GOAL →
Copy each line of the data below with the word "this".

DATA SUPPLIED →

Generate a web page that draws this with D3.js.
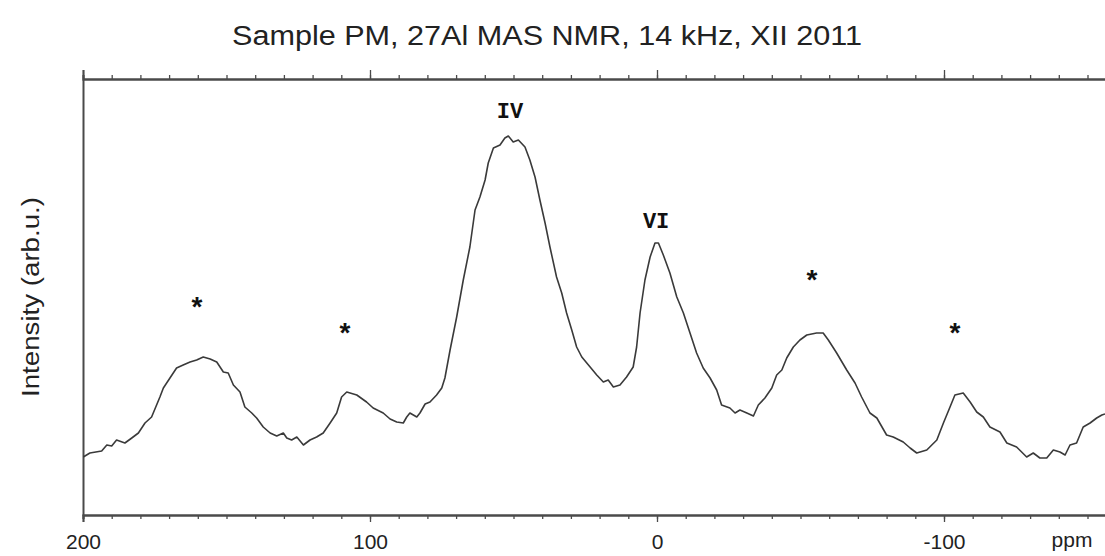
<!DOCTYPE html>
<html>
<head>
<meta charset="utf-8">
<script src="https://cdn.jsdelivr.net/npm/d3@7"></script>
<style>
	body { margin: 0; background: #ffffff; }
	svg { display: block; }
</style>
</head>
<body>
<div id="chart"></div>
<script>
// spectrum (chemical shift in ppm, intensity in arb. units)
const ppm = [199.9, 197.6, 193.5, 191.7, 190.0, 188.3, 185.4, 183.0, 180.7, 178.4,
	176.1, 173.2, 172.0, 169.7, 167.4, 165.1, 162.7, 160.4, 158.1, 155.7,
	153.4, 151.1, 149.4, 147.6, 145.3, 143.6, 141.2, 139.5, 137.2, 134.8,
	132.5, 130.2, 129.0, 127.3, 125.5, 123.2, 120.9, 118.6, 116.3, 113.9,
	111.6, 109.9, 108.1, 104.6, 101.2, 98.9, 95.4, 93.0, 90.7, 88.4,
	87.2, 86.1, 83.7, 82.6, 80.8, 79.1, 76.8, 75.0, 73.9, 72.1,
	69.8, 67.5, 65.2, 63.4, 61.7, 59.9, 58.8, 57.0, 54.7, 53.0,
	51.8, 50.1, 48.3, 46.0, 44.3, 42.5, 40.8, 39.0, 37.3, 35.0,
	33.2, 31.5, 29.7, 28.0, 26.2, 23.3, 21.0, 18.7, 17.0, 15.2,
	12.9, 10.6, 8.3, 7.1, 5.9, 4.2, 2.4, 0.7, -0.5, -2.2,
	-4.5, -6.9, -9.2, -11.5, -13.8, -16.1, -18.5, -20.8, -22.5, -25.4,
	-27.2, -28.9, -31.3, -33.6, -35.3, -37.6, -40.0, -41.7, -43.5, -45.2,
	-47.5, -49.8, -52.2, -55.6, -57.9, -59.7, -62.6, -66.1, -69.0, -71.3,
	-74.2, -76.6, -80.0, -82.3, -85.8, -88.2, -90.5, -94.0, -97.5, -99.8,
	-102.1, -103.8, -106.7, -109.1, -111.4, -113.7, -116.0, -119.5, -121.9, -125.3,
	-128.8, -131.1, -133.4, -135.8, -138.1, -140.4, -142.2, -143.9, -146.2, -148.5,
	-150.9, -153.2, -155.0, -156.1];
const intensity = [58, 62, 64, 70, 69, 75, 72, 77, 82, 92,
	98, 118, 127, 137, 147, 150, 153, 155, 158, 156,
	153, 143, 142, 130, 123, 108, 102, 97, 88, 82,
	79, 82, 77, 75, 78, 70, 75, 78, 82, 92,
	102, 118, 123, 120, 113, 107, 102, 96, 93, 92,
	98, 102, 98, 102, 111, 113, 120, 127, 137, 165,
	198, 235, 268, 305, 318, 335, 352, 367, 370, 377,
	379, 373, 375, 368, 355, 338, 315, 292, 268, 238,
	222, 202, 185, 168, 158, 148, 140, 133, 135, 128,
	130, 138, 148, 168, 202, 235, 258, 272, 272, 260,
	242, 218, 202, 182, 162, 147, 137, 125, 110, 107,
	102, 105, 102, 99, 110, 117, 127, 140, 145, 157,
	168, 175, 180, 182, 182, 175, 162, 145, 132, 118,
	102, 97, 80, 78, 73, 67, 62, 65, 75, 92,
	108, 120, 122, 113, 103, 98, 88, 83, 72, 68,
	58, 62, 57, 57, 65, 63, 60, 70, 72, 88,
	92, 97, 100, 101];

const majorTicks = [200, 100, 0, -100];
const minorTicks = [200, 190, 180, 170, 160, 150, 140, 130, 120, 110, 100, 90, 80, 70, 60, 50,
	40, 30, 20, 10, 0, -10, -20, -30, -40, -50, -60, -70, -80, -90, -100, -110, -120, -130, -140, -150];

// coordination labels above the central lines
const siteLabels = ['IV', 'VI'];
const sitePpm = [51.2, 0.3];
const siteHeight = [397, 287];

// spinning sidebands
const sidebandPpm = [160.3, 108.7, -54.0, -103.8];
const sidebandHeight = [215, 189, 242, 189];

const titleText = 'Sample PM, 27Al MAS NMR, 14 kHz, XII 2011';

const W = 1105, H = 556;
const frame = { left: 83, top: 79, bottom: 515 };

const x = d3.scaleLinear().domain([200, -100]).range([frame.left, 944]);
const y = d3.scaleLinear().domain([0, 436]).range([frame.bottom, frame.top]);
const xEnd = x.invert(W + 4);
x.domain([200, xEnd]).range([frame.left, W + 4]);

const svg = d3.select('#chart').append('svg')
	.attr('width', W)
	.attr('height', H);

svg.append('rect').attr('width', W).attr('height', H).attr('fill', '#ffffff');

const frameCol = '#4a4a4a';

// bottom axis: minor ticks, then majors with labels
const bottomMinor = svg.append('g')
	.attr('transform', `translate(0,${frame.bottom})`)
	.call(d3.axisBottom(x).tickValues(minorTicks).tickSize(4).tickFormat(''));
const bottomMajor = svg.append('g')
	.attr('transform', `translate(0,${frame.bottom})`)
	.call(d3.axisBottom(x).tickValues(majorTicks).tickSize(7).tickFormat(d => String(d)));

// top axis, ticks pointing outward, no labels
const topMinor = svg.append('g')
	.attr('transform', `translate(0,${frame.top})`)
	.call(d3.axisTop(x).tickValues(minorTicks).tickSize(4).tickFormat(''));
const topMajor = svg.append('g')
	.attr('transform', `translate(0,${frame.top})`)
	.call(d3.axisTop(x).tickValues(majorTicks).tickSize(9).tickFormat(''));

// left frame line (no ticks on the intensity axis)
const leftAxis = svg.append('g')
	.attr('transform', `translate(${frame.left},0)`)
	.call(d3.axisLeft(y).tickValues([]).tickSize(0));

[bottomMinor, bottomMajor, topMinor, topMajor, leftAxis].forEach(g => {
	g.select('.domain').attr('stroke', frameCol).attr('stroke-width', 2);
	g.selectAll('.tick line').attr('stroke', frameCol).attr('stroke-width', 1.3);
});

bottomMajor.selectAll('.tick text')
	.attr('y', 34)
	.attr('dy', 0)
	.attr('font-family', 'Liberation Sans, Arial, sans-serif')
	.attr('font-size', '21px')
	.attr('fill', '#222222');

svg.append('text')
	.attr('x', 1072)
	.attr('y', 547)
	.attr('text-anchor', 'middle')
	.attr('font-family', 'Liberation Sans, Arial, sans-serif')
	.attr('font-size', '21px')
	.attr('fill', '#222222')
	.text('ppm');

// title
svg.append('text')
	.attr('x', 547)
	.attr('y', 45)
	.attr('text-anchor', 'middle')
	.attr('font-family', 'Liberation Sans, Arial, sans-serif')
	.attr('font-size', '27px')
	.attr('fill', '#222222')
	.attr('textLength', 630)
	.attr('lengthAdjust', 'spacingAndGlyphs')
	.text(titleText);

// y label
svg.append('text')
	.attr('transform', 'translate(39,297) rotate(-90)')
	.attr('text-anchor', 'middle')
	.attr('font-family', 'Liberation Sans, Arial, sans-serif')
	.attr('font-size', '23px')
	.attr('fill', '#222222')
	.attr('textLength', 200)
	.attr('lengthAdjust', 'spacingAndGlyphs')
	.text('Intensity (arb.u.)');

// spectrum
const spectrum = ppm.map((p, i) => ({ p: p, v: intensity[i] }));

const lineFunction = d3.line()
	.x(d => x(d.p))
	.y(d => y(d.v));

svg.append('path')
	.datum(spectrum)
	.attr('d', lineFunction)
	.attr('fill', 'none')
	.attr('stroke', '#3a3a3a')
	.attr('stroke-width', 1.6)
	.attr('stroke-linejoin', 'round');

// IV / VI labels
svg.selectAll('.site')
	.data(siteLabels)
	.enter()
	.append('text')
	.attr('class', 'site')
	.attr('x', (d, i) => x(sitePpm[i]))
	.attr('y', (d, i) => y(siteHeight[i]))
	.attr('text-anchor', 'middle')
	.attr('font-family', 'Liberation Mono, Courier New, monospace')
	.attr('font-weight', 'bold')
	.attr('font-size', '22px')
	.attr('fill', '#111111')
	.text(d => d);

// sideband asterisks (values are the glyph centres)
svg.selectAll('.sb')
	.data(sidebandPpm)
	.enter()
	.append('text')
	.attr('class', 'sb')
	.attr('x', d => x(d))
	.attr('y', (d, i) => y(sidebandHeight[i]) + 16)
	.attr('text-anchor', 'middle')
	.attr('font-family', 'Liberation Sans, Arial, sans-serif')
	.attr('font-weight', 'bold')
	.attr('font-size', '28px')
	.attr('fill', '#111111')
	.text('*');
</script>
</body>
</html>
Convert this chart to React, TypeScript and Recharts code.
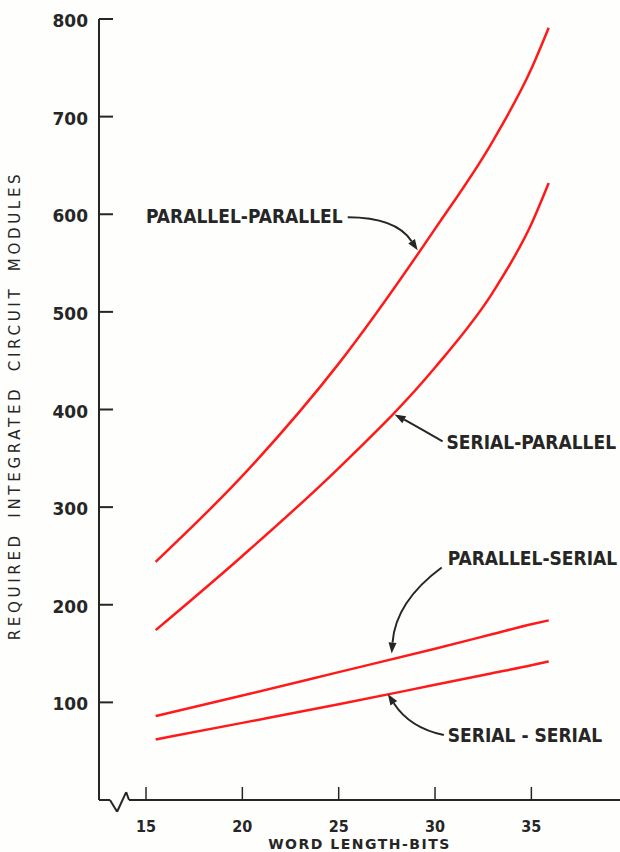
import { LineChart, Line, XAxis, YAxis, ReferenceLine, ReferenceDot } from "recharts";

// word length (bits) and module counts
const bits = [15.5, 20, 25, 30, 33, 35, 35.9];
const parallelParallel = [244, 332, 447, 585, 675, 749, 791];
const serialParallel = [174, 250, 340, 443, 520, 590, 632];
const parallelSerial = [86, 107, 131, 155, 170, 180, 184];
const serialSerial = [62, 79, 98, 118, 130, 138, 142];

const xTicks = [15, 20, 25, 30, 35];
const yTicks = [100, 200, 300, 400, 500, 600, 700, 800];

// broken x axis: straight run, zigzag, straight run (data units)
const axisPath = [
    { x: 12.56, y: 0 },
    { x: 13.13, y: 0 },
    { x: 13.5, y: -12 },
    { x: 13.97, y: 8 },
    { x: 14.12, y: 0 },
    { x: 39.6, y: 0 },
];

// callouts: arrow tip in data units, label + arrow offsets in px
const notes = [
    { text: "PARALLEL-PARALLEL", x: 29.1, y: 563, tx: -75, ty: -34, anchor: "end", from: [-70, -33], ctrl: [-22, -33] },
    { text: "SERIAL-PARALLEL", x: 27.9, y: 395, tx: 52, ty: 28, anchor: "start", from: [48, 27], ctrl: [22, 12] },
    { text: "PARALLEL-SERIAL", x: 27.75, y: 150, tx: 56, ty: -96, anchor: "start", from: [50, -86], ctrl: [4, -52] },
    { text: "SERIAL - SERIAL", x: 27.55, y: 108.6, tx: 60, ty: 41, anchor: "start", from: [56, 41], ctrl: [22, 34] },
];

const data = bits.map((b, i) => ({
    bits: b,
    pp: parallelParallel[i],
    sp: serialParallel[i],
    ps: parallelSerial[i],
    ss: serialSerial[i],
}));

const INK = "#262626";
const RED = "#ff1a1a";
const LABEL_FONT = "'DejaVu Sans Condensed', 'DejaVu Sans', sans-serif";

function XTick(props: any) {
    const { x, y, payload } = props;
    return (
        <g>
            <line x1={x} y1={y} x2={x} y2={y - 13} stroke={INK} strokeWidth={1.5} />
            <text x={x} y={y + 32} textAnchor="middle" fill={INK} fontSize={16} fontWeight="bold" fontFamily={LABEL_FONT}>
                {payload.value}
            </text>
        </g>
    );
}

function YTick(props: any) {
    const { x, y, payload } = props;
    return (
        <g>
            <line x1={x} y1={y} x2={x + 14} y2={y} stroke={INK} strokeWidth={2} />
            <text x={x - 11} y={y + 2} textAnchor="end" dominantBaseline="central" fill={INK} fontSize={17} fontWeight="bold" fontFamily="'DejaVu Sans', sans-serif">
                {payload.value}
            </text>
        </g>
    );
}

function XTitle(props: any) {
    const vb = props.viewBox;
    return (
        <text
            x={vb.x + vb.width / 2}
            y={vb.y + vb.height - 3}
            textAnchor="middle"
            fill={INK}
            fontSize={14}
            fontWeight="bold"
            letterSpacing={1.5}
            fontFamily="'DejaVu Sans', sans-serif"
        >
            WORD LENGTH-BITS
        </text>
    );
}

function YTitle(props: any) {
    const vb = props.viewBox;
    const cx = vb.x + 15;
    const cy = vb.y + vb.height / 2 - 4;
    return (
        <text
            transform={`translate(${cx}, ${cy}) rotate(-90)`}
            textAnchor="middle"
            dominantBaseline="central"
            fill={INK}
            fontSize={15}
            letterSpacing={3.7}
            wordSpacing={6}
            fontFamily="'DejaVu Sans', sans-serif"
        >
            REQUIRED INTEGRATED CIRCUIT MODULES
        </text>
    );
}

function Callout(props: any) {
    const { cx, cy, note } = props;
    const [fx, fy] = note.from;
    const [qx, qy] = note.ctrl;
    const len = Math.hypot(qx, qy);
    const ux = -qx / len;
    const uy = -qy / len;
    const bx = cx - ux * 11;
    const by = cy - uy * 11;
    const px = -uy * 4;
    const py = ux * 4;
    return (
        <g>
            <path
                d={`M${cx + fx},${cy + fy} Q${cx + qx},${cy + qy} ${bx},${by}`}
                fill="none"
                stroke={INK}
                strokeWidth={2}
            />
            <polygon points={`${cx},${cy} ${bx + px},${by + py} ${bx - px},${by - py}`} fill={INK} />
            <text
                x={cx + note.tx}
                y={cy + note.ty}
                textAnchor={note.anchor}
                dominantBaseline="central"
                fill={INK}
                fontSize={19}
                fontWeight="bold"
                fontFamily={LABEL_FONT}
            >
                {note.text}
            </text>
        </g>
    );
}

export default function App() {
    return (
        <div style={{ position: "absolute", left: 0, top: 0, width: 620, height: 852, background: "#fefefc" }}>
            <LineChart width={620} height={852} data={data} margin={{ top: 19, right: 0, bottom: 0, left: 0 }}>
                <XAxis
                    dataKey="bits"
                    type="number"
                    domain={[12.56, 39.6]}
                    ticks={xTicks}
                    allowDataOverflow
                    axisLine={false}
                    tickLine={false}
                    tickSize={0}
                    tickMargin={0}
                    height={52}
                    tick={<XTick />}
                    label={{ content: <XTitle /> }}
                />
                <YAxis
                    type="number"
                    domain={[0, 800]}
                    ticks={yTicks}
                    width={99}
                    axisLine={{ stroke: INK, strokeWidth: 2 }}
                    tickLine={false}
                    tickSize={0}
                    tickMargin={0}
                    tick={<YTick />}
                    label={{ content: <YTitle /> }}
                />
                {axisPath.slice(1).map((p, i) => (
                    <ReferenceLine
                        key={i}
                        segment={[axisPath[i], p]}
                        stroke={INK}
                        strokeWidth={2}
                        ifOverflow="visible"
                    />
                ))}
                <Line type="monotone" dataKey="pp" stroke={RED} strokeWidth={2.5} dot={false} isAnimationActive={false} />
                <Line type="monotone" dataKey="sp" stroke={RED} strokeWidth={2.5} dot={false} isAnimationActive={false} />
                <Line type="monotone" dataKey="ps" stroke={RED} strokeWidth={2.5} dot={false} isAnimationActive={false} />
                <Line type="monotone" dataKey="ss" stroke={RED} strokeWidth={2.5} dot={false} isAnimationActive={false} />
                {notes.map((n) => (
                    <ReferenceDot
                        key={n.text}
                        x={n.x}
                        y={n.y}
                        r={0}
                        ifOverflow="visible"
                        shape={(p: any) => <Callout {...p} note={n} />}
                    />
                ))}
            </LineChart>
        </div>
    );
}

FINISHED EXERCISE →
Generate a web page that draws this with D3.js.
Convert this chart to React, TypeScript and Recharts code.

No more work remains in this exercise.